6. Bartolo Colon, RHP, Mets — Talk of Colon being dealt appears real, as reported by the New York Post. The Mets have starting pitching, as well as Matt Harvey returning next season. It’s not out of the realm of possibility they could get some talent in return. Like many teams, they’re trying to decide whether they have a good enough second-half run in them to hold on to players such as Colon and Murphy. Colon would likely draw interest from AL East teams.
7. Jake Peavy, RHP, Red Sox — According to a major league source, a few teams in the NL would have interest in Peavy if the Sox would provide some salary relief for the prorated portion of the $16 million he’s owed this season. Peavy can be a free agent after the season. “No team is going to give up a lot for him, but if the Red Sox want to move him to make room for a youngster like [Rubby] De La Rosa, they could do that,” said the source. It seems the Red Sox will hold on to Peavy, who pitched better in his last outing in front of a lot of scouts.
8. Dellin Betances, RHP, Yankees — For a while, Betances was considered a starting prospect. But injuries and other issues prevented it. Now he’s one of the top relievers in the game. “Right now we’re leaving him where he is,” said Yankees GM Brian Cashman. “Not messing with the success he’s having.”

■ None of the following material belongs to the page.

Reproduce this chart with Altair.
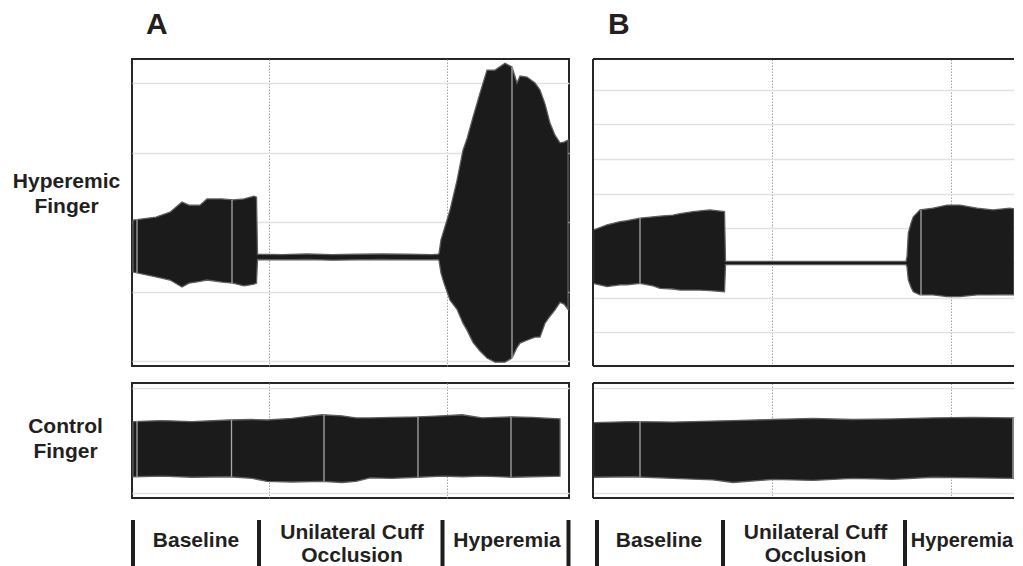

9. Blake Swihart, C, Red Sox — A lot of people are in love with Swihart’s ability behind the plate and in the batter’s box, which is going to make the Sox’ future decision — Christian Vazquez or Swihart — tough. As good as Vazquez’s arm is, “Swihart is going to be the All-Star of the two,” said one AL scout. “Don’t get me wrong, any team would take Vazquez, who has also come a long way with the bat. But Swihart has athleticism, hits well from both sides of the plate.”
From the Bill Chuck files — “Umpire Tim Welke has called 1,084 strikes, the most in the majors. He also has called 234 pitches strikes that were out of the strike zone, also the most in the majors.” . . . Also, “A.J. Pierzynski has taken only 100 strikes, the fewest in the majors.” . . . Happy birthday on Monday to Matt Mantei (41) and Glenn Hoffman (56).